I did two weeks solid of back-breaking schmooze, from New York to LA, layer upon layer of sickening flattery. It’s like the first whiff of the dentist’s breath as he leans over you, prising your jaws apart. “Oh my”, he says, “what wonderful teeth you have.”

Day breaks with a call from Paul the promotions man. “Hiiyaa! We have a nationwide TV hookup scheduled for 9:15 this morning in your hotel room. Clean your teeth.”

As I wake up I find myself mumbling to a gorgeous TV personality named Jane, across a mushroom omlette. I feel sick. My breath is foul. I remember recording an interview for The Ray Martin Show  with tooth paste around my mouth. They scrapped it.

What follows over coming weeks is a relentless barrage of in-store appearances, T-shirt giveaways and live-to-air serenades.
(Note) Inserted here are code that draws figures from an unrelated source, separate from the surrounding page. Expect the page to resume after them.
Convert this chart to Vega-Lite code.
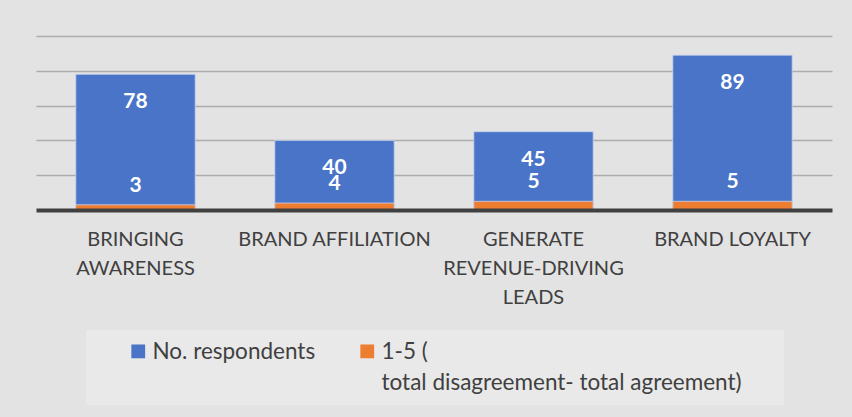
{
  "$schema": "https://vega.github.io/schema/vega-lite/v6.json",
  "width": 796,
  "height": 174,
  "autosize": {"type": "none"},
  "padding": {"left": 36, "top": 36, "right": 20, "bottom": 207},
  "background": "#e3e3e3",
  "config": {
    "view": {"stroke": null},
    "font": "Lato",
    "text": {"font": "Lato"},
    "style": {"guide-label": {"lineHeight": 31, "dy": 8}}
  },
  "data": {
    "values": [
      {"category": "BRINGING AWARENESS", "series": "No. respondents", "value": 78},
      {"category": "BRAND AFFILIATION", "series": "No. respondents", "value": 40},
      {"category": "GENERATE REVENUE-DRIVING LEADS", "series": "No. respondents", "value": 45},
      {"category": "BRAND LOYALTY", "series": "No. respondents", "value": 89},
      {"category": "BRINGING AWARENESS", "series": "1-5 (total disagreement- total agreement)", "value": 3},
      {"category": "BRAND AFFILIATION", "series": "1-5 (total disagreement- total agreement)", "value": 4},
      {"category": "GENERATE REVENUE-DRIVING LEADS", "series": "1-5 (total disagreement- total agreement)", "value": 5},
      {"category": "BRAND LOYALTY", "series": "1-5 (total disagreement- total agreement)", "value": 5}
    ]
  },
  "encoding": {
    "x": {
      "field": "category",
      "type": "nominal",
      "sort": null,
      "scale": {"paddingInner": 0.4, "paddingOuter": 0.2},
      "axis": {
        "title": null,
        "labelAngle": 0,
        "ticks": false,
        "domainColor": "#404040",
        "domainWidth": 4,
        "labelColor": "#404040",
        "labelFont": "Lato",
        "labelFontSize": 20,
        "labelLineHeight": 29,
        "labelPadding": 11,
        "labelBaseline": "top",
        "labelLimit": 400,
        "labelExpr": "datum.value == 'BRINGING AWARENESS' ? ['BRINGING', 'AWARENESS'] : datum.value == 'GENERATE REVENUE-DRIVING LEADS' ? ['GENERATE', 'REVENUE-DRIVING', 'LEADS'] : datum.value",
        "zindex": 2
      }
    },
    "y": {
      "field": "value",
      "type": "quantitative",
      "stack": null,
      "scale": {"domain": [0, 100], "nice": false},
      "axis": {
        "title": null,
        "labels": false,
        "ticks": false,
        "domain": false,
        "values": [20, 40, 60, 80, 100],
        "gridColor": "#acacac",
        "gridWidth": 1.5
      }
    }
  },
  "layer": [
    {
      "mark": {"type": "bar", "stroke": "#c9d4ee", "strokeWidth": 1, "strokeOpacity": 0.8},
      "encoding": {
        "color": {
          "field": "series",
          "type": "nominal",
          "sort": null,
          "scale": {"domain": ["No. respondents", "1-5 (total disagreement- total agreement)"], "range": ["#4a74c8", "#ed7d31"]},
          "legend": {
            "title": " ",
            "titleOrient": "right",
            "titlePadding": 32,
            "titleFontSize": 10,
            "orient": "none",
            "legendX": 50,
            "legendY": 294,
            "direction": "horizontal",
            "fillColor": "#e9e9e9",
            "padding": 10,
            "symbolType": "square",
            "symbolSize": 190,
            "symbolStrokeWidth": 0,
            "symbolOffset": 31,
            "labelFont": "Lato",
            "labelFontSize": 22.5,
            "labelColor": "#404040",
            "labelOffset": 3,
            "labelBaseline": "alphabetic",
            "labelLimit": 600,
            "columnPadding": 9,
            "labelExpr": "datum.label == 'No. respondents' ? ['No. respondents', ''] : ['1-5 (', 'total disagreement- total agreement)']"
          }
        }
      }
    },
    {
      "transform": [{"filter": "datum.series == 'No. respondents'"}],
      "mark": {"type": "text", "color": "white", "fontWeight": "bold", "fontSize": 21, "baseline": "middle", "dy": 28},
      "encoding": {"text": {"field": "value", "type": "quantitative"}}
    },
    {
      "transform": [{"filter": "datum.series != 'No. respondents'"}],
      "mark": {"type": "text", "color": "white", "fontWeight": "bold", "fontSize": 21, "baseline": "middle", "dy": -19},
      "encoding": {"text": {"field": "value", "type": "quantitative"}}
    }
  ]
}
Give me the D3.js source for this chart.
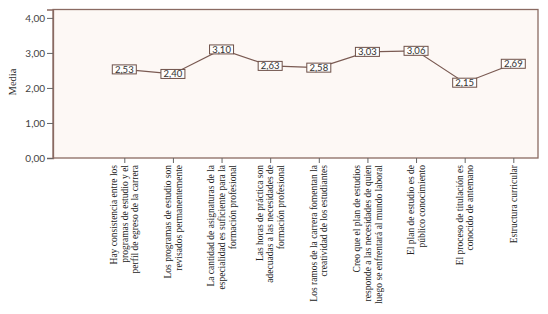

“You know they like it,” says my record company person as we walk into Q101 Toronto. “It makes them feel as though you really care.” I do. I want to be famous. Here I am with my guitar and I’ve taken the trouble to go all the way out there just to sing to them.

Two radio stations in Boston – both ‘male-oriented, 15 to 25’; one mainstream/alternative and the other alternative/mainstream. They hate each other. I serenade them both. My guitar case is smothered in stickers. Sometimes they’re desperate to have me, bellowing my way through some Hunters & Collectors anthem, only to be informed that, as yet, they can’t play the single because “it doesn’t fit the format”. And then they put on “Dead Heart” by Midnight Oil as you’re leaving.

This is what we rock-stars do before we make it. We’re out there doing it at this very moment. There’s nothing weird about an in-store appearance – sure it feels weird. But no, it’s as natural as throwing up. I walked into Boston’s Tower Records store, only to be received by the bewildered gaze of a retailer.

“Who, Hunters & what?  Oh, you guys. Yeah, I remember you from years ago. Sounded like a zoo burning down. Loved it. Well, it’s nice to meet you, but things are pretty slow. So, when are you going to tour?”

Schmooze cuts corners – radio, retail, video, phoners. I did every college radio station in the US by phone in thirteen days; every Canadian daily in two. I repeated myself ad nauseum every fifteen minutes, ten hours a day. I’m getting pretty good, as you can imagine – serious and flippant at the same time. Then, after a while, the journos start to fall into categories.

I’m on the phone with Barbara. She’s in San Francisco. I’m in Atlanta. She’s making you delerious with flattery. I’m so far gone I narrowly avoid telling her how good she looks.

“Of course I do. Ha Ha. Never forget a face,” I lie.

“Really, what was I wearing?”

Well. She seems to have forgotten about the band entirely. Too bad. It’s 6 pm. I’ve had it. I wanna go home. I don’t care anymore.

“Jeans, T-shirt, red hair. You’re short with a limp, you don’t drink and you thought the mix was atrocious.”

She’s mortified. Speechless. There’s a gasp, then silence. Terminate. I’m off. One voice in twenty-four, four voices an hour, give me a break.

Believe me, everybody joins in, one way or another. No matter how ideologically sound you may appear to be, no matter how sensitive or correct-line, you’ll do it in the end. You’ll soil yourself just like the rest of us because purity is only skin deep. When the curtains are drawn, it’s I love you love me – who do you love?  Besides, purity is boring. You’ve got to live a little. Why are rock-stars so bloody nice these days?  Whatever happened to the arseholes? I suspect they’re still around hiding under a thin veneer of schmooze.

Compromise is rife. My tooth is chipped but I’ve still got a great smile. Personal feelings don’t enter into it until you’re so strung out you disappear for a week and your manager starts to panic. I have refined a talent I used to keep for gigs and I’ve become an actor in real life – boy can I bullshit, I can tell them what they want to hear – “Sure, it was a great gig”, when you know it was awful. If you can’t lie then shut the fuck up and lock the band room door from the inside.

Meanwhile, in the real backrooms, where the hierarchies fall into place, where money and drugs are the diet upon which we schmooze, nobody discusses the things that matter. Instead, we…schmooze. Hail Dante! The man who drew the map.